Livres. Dominique Barbéris. L'heure exquise.

La journée a été chaude, les derniers rayons du soleil incendient encore
Le Temps (Suisse), 5 décembre 1998, Isabelle Rüff.

« La journée a été chaude, les derniers rayons du soleil incendient encore la grand-rue d'une petite ville de province. La boucherie va fermer, les dernières clientes se hâtent. Tout à l'heure, on dînera dans les jardins, avec le parfum des rosiers arrosés. Les enfants jouent à la nuit tombante, dans l'impunité de la pénombre. A y regarder de plus près, ce tableau anodin et subtil de la France profonde révèle, en arrière-plan, des drames domestiques insoupçonnés. Quelle inquiétude taraude la petite fille qui ne veut pas manger son foie de veau? Que cache l'irritabilité de la mère? Pourquoi les larmes sont-elles si proches?

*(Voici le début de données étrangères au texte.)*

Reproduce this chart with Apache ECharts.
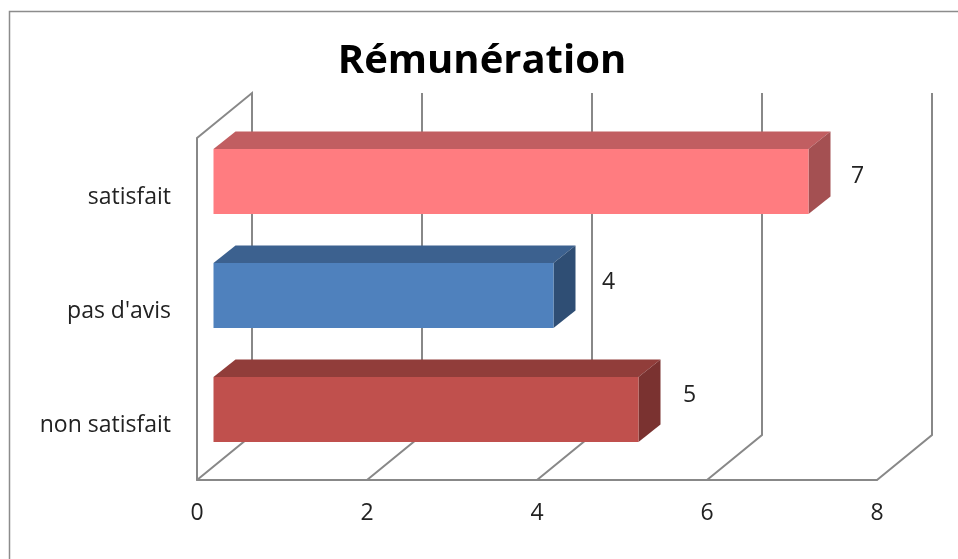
<!DOCTYPE html>
<html>
<head>
<meta charset="utf-8">
<style>html,body{margin:0;padding:0;background:#fff}#c{width:958px;height:559px}</style>
<script src="https://cdn.jsdelivr.net/npm/echarts@6/dist/echarts.min.js"></script>
</head>
<body>
<div id="c"></div>
<script>
const categories = ['non satisfait', "pas d'avis", 'satisfait'];
const values = [5, 4, 7];
const valueTicks = [0, 2, 4, 6, 8];
const titleText = 'Rémunération';

const faceColors = ['#C0504D', '#4F81BD', '#FF7C80'];
const topColors = ['#913D3A', '#3C618F', '#C15E61'];
const sideColors = ['#7A3230', '#2F4E74', '#A45052'];
const labelNudges = [[51, -28], [55, -27], [49, -19]];
const DEPTH_X = 55, DEPTH_Y = 45, BAR_X = 16.5, BAR_Y = 13.5, CAP_X = 22, CAP_Y = 17.5, BAR_H = 65;
const FONT = '"Open Sans", sans-serif';
const LINE = '#888888';

const chart = echarts.init(document.getElementById('c'), null, {renderer: 'canvas'});

function renderWall(params, api) {
  const s = params.coordSys;
  const p = api.coord([api.value(0), 0]);
  const top = s.y, bottom = s.y + s.height;
  const pts = [[p[0], bottom], [p[0] + DEPTH_X, bottom - DEPTH_Y], [p[0] + DEPTH_X, top - DEPTH_Y]];
  if (params.dataIndex === 0) pts.push([p[0], top]);
  return {type: 'polyline', shape: {points: pts},
    style: {stroke: LINE, lineWidth: 2, fill: null}};
}

function renderBar(params, api) {
  const i = params.dataIndex;
  const start = api.coord([0, api.value(1)]);
  const end = api.coord([api.value(0), api.value(1)]);
  const x0 = start[0] + BAR_X, x1 = end[0] + BAR_X;
  const yt = start[1] - BAR_Y - BAR_H / 2, yb = yt + BAR_H;
  const n = labelNudges[i];
  return {type: 'group', children: [
    {type: 'polygon', shape: {points: [[x0, yt], [x0 + CAP_X, yt - CAP_Y], [x1 + CAP_X, yt - CAP_Y], [x1, yt]]},
      style: {fill: topColors[i]}},
    {type: 'polygon', shape: {points: [[x1, yt], [x1 + CAP_X, yt - CAP_Y], [x1 + CAP_X, yb - CAP_Y], [x1, yb]]},
      style: {fill: sideColors[i]}},
    {type: 'rect', shape: {x: x0, y: yt, width: x1 - x0, height: BAR_H},
      style: {fill: faceColors[i]}},
    {type: 'text', style: {text: String(api.value(0)), x: x1 + n[0], y: start[1] + n[1],
      align: 'center', verticalAlign: 'middle', fill: '#222', font: '23px ' + FONT}}
  ]};
}

chart.setOption({
  animation: false,
  backgroundColor: '#fff',
  title: {text: titleText, left: 477, top: 37, textAlign: 'center',
    textStyle: {fontFamily: FONT, fontSize: 40, fontWeight: 'bold', color: '#000'}},
  graphic: [{type: 'polyline', silent: true, z: -1,
    shape: {points: [[9.5, 559], [9.5, 11.5], [958, 11.5]]},
    style: {stroke: '#8c8c8c', lineWidth: 1.5, fill: null}}],
  grid: {left: 197, right: 81, top: 138, bottom: 79, containLabel: false},
  xAxis: {type: 'value', min: 0, max: 8, interval: 2,
    axisLine: {show: true, lineStyle: {color: LINE, width: 2}},
    axisTick: {show: false}, splitLine: {show: false},
    axisLabel: {margin: 22, color: '#222', fontFamily: FONT, fontSize: 23,
      formatter: v => valueTicks.includes(v) ? String(v) : ''}},
  yAxis: {type: 'category', data: categories,
    axisLine: {show: true, onZero: false, lineStyle: {color: LINE, width: 2}},
    axisTick: {show: false}, splitLine: {show: false},
    axisLabel: {margin: 26, color: '#222', fontFamily: FONT, fontSize: 23, verticalAlign: 'top', lineHeight: 4}},
  series: [
    {type: 'custom', renderItem: renderWall, clip: false, silent: true, z: 1,
      encode: {x: 0}, data: valueTicks.map(v => [v, 0])},
    {type: 'custom', renderItem: renderBar, clip: false, silent: true, z: 5,
      encode: {x: 0, y: 1}, data: values.map((v, i) => [v, i])}
  ]
});
</script>
</body>
</html>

A quoi rêve la bouchère en rangeant son étal?

Le calme de la soirée recèle des monstres discrets, rappelant cette nouvelle de Dino Buzzati où le monde animal perpètre des crimes affreux pendant qu'une femme regarde les étoiles, sans rien voir de la guerre impitoyable qui se livre sous les branches. Ici, ce sont les humains qui se blessent silencieusement, pendant que les vieilles dames postées devant les maisons commentent le lever de la lune et l'état du monde, vieilles Parques dépitées.»